Up to and including the line that contains "const xTicks = [350, 700, 1050, 1400, 1750, 2100, 2450];", repeat each line of the data exactly, starting from the first.

= = =

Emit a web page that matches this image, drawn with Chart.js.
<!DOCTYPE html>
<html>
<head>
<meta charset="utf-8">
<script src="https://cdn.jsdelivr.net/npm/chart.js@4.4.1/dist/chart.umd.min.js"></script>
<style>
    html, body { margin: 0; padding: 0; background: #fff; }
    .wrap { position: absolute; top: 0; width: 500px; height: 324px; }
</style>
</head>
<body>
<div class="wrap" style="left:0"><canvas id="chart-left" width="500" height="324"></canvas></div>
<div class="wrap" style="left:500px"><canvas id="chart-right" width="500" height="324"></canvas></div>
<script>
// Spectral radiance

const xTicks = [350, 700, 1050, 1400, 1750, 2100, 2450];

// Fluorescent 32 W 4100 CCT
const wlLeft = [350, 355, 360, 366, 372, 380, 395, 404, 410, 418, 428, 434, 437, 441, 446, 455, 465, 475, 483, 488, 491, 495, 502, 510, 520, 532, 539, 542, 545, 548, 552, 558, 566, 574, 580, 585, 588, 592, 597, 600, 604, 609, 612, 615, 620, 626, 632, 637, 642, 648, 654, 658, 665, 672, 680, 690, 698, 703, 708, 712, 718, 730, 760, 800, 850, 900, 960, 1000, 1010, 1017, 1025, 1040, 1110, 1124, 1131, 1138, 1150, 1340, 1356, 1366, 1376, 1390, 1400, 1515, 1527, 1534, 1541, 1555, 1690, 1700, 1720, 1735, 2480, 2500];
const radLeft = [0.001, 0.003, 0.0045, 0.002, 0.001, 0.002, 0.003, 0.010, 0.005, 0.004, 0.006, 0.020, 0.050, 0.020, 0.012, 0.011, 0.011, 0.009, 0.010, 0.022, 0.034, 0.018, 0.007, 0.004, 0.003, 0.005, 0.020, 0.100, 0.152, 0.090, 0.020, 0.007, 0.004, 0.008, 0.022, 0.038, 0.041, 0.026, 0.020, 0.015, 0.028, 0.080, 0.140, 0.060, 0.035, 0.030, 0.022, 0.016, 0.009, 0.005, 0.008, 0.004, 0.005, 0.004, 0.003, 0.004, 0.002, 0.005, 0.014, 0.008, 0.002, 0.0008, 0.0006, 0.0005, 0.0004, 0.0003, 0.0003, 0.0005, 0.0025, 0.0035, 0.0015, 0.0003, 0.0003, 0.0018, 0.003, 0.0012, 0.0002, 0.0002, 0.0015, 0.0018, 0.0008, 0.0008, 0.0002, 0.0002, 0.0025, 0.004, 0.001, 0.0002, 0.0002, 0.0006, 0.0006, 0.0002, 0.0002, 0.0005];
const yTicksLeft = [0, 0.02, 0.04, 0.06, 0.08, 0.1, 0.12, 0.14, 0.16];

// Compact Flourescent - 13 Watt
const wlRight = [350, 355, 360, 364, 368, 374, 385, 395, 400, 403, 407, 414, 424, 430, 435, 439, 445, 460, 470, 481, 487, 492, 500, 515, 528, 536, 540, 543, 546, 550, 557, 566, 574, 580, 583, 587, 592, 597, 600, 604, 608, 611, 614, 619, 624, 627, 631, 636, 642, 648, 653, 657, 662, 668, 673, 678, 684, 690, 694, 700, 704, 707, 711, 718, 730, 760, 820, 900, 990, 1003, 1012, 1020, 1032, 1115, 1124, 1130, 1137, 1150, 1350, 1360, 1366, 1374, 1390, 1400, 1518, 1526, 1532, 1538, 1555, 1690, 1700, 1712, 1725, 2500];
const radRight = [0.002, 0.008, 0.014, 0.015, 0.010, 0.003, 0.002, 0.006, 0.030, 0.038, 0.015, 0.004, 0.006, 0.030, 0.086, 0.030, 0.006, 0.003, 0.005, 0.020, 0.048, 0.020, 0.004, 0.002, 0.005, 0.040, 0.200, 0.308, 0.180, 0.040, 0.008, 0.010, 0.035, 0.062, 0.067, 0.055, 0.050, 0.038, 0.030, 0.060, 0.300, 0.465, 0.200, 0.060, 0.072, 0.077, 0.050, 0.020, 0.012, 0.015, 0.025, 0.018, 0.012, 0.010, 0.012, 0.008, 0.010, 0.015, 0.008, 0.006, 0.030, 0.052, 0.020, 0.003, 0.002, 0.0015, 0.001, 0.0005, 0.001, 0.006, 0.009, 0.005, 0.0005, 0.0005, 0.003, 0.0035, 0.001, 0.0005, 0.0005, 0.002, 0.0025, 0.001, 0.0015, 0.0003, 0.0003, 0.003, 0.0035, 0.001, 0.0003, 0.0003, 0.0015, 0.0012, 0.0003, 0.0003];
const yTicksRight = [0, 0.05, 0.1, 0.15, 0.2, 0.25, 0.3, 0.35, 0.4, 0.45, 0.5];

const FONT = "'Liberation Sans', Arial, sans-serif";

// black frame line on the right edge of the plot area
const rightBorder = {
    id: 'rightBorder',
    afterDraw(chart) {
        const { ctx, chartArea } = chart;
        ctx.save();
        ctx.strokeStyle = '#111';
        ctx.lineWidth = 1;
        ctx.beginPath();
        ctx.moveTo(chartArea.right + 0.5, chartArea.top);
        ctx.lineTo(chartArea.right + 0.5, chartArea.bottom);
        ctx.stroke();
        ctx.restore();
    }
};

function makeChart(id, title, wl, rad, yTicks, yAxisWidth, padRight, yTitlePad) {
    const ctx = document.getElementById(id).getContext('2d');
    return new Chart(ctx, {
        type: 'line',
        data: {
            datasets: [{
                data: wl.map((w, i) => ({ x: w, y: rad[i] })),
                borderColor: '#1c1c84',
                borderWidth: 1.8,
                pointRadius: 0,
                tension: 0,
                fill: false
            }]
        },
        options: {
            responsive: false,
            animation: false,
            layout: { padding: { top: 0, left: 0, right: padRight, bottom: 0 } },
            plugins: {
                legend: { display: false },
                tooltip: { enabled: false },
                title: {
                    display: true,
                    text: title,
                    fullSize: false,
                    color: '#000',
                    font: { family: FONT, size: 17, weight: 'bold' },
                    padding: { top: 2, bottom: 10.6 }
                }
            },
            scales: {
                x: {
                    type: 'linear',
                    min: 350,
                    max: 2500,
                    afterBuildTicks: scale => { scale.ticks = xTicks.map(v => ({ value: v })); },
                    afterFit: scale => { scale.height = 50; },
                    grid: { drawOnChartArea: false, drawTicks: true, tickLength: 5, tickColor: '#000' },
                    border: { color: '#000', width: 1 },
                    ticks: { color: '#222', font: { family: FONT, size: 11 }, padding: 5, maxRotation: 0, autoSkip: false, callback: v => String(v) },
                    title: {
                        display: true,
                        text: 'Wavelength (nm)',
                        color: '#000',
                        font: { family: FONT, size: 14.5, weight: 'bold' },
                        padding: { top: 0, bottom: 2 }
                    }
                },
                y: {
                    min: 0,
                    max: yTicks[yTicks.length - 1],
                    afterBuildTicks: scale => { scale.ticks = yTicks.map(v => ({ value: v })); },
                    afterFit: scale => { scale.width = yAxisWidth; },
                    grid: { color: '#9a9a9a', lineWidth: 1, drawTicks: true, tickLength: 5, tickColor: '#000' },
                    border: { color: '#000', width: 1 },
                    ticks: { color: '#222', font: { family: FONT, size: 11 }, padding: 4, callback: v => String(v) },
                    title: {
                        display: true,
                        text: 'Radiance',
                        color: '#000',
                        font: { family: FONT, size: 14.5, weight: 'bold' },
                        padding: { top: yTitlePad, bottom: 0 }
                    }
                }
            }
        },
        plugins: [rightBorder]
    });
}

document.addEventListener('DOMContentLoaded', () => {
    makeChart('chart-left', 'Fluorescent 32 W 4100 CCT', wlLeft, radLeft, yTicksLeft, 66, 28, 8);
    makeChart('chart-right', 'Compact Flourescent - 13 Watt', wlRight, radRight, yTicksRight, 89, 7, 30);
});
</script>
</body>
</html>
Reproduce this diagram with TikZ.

= = =

= REPLY =
Emit a web page that matches this image, drawn with Chart.js.
<!DOCTYPE html>
<html>
<head>
<meta charset="utf-8">
<script src="https://cdn.jsdelivr.net/npm/chart.js@4.4.1/dist/chart.umd.min.js"></script>
<style>
    html, body { margin: 0; padding: 0; background: #fff; }
    .wrap { position: absolute; top: 0; width: 500px; height: 324px; }
</style>
</head>
<body>
<div class="wrap" style="left:0"><canvas id="chart-left" width="500" height="324"></canvas></div>
<div class="wrap" style="left:500px"><canvas id="chart-right" width="500" height="324"></canvas></div>
<script>
// Spectral radiance

const xTicks = [350, 700, 1050, 1400, 1750, 2100, 2450];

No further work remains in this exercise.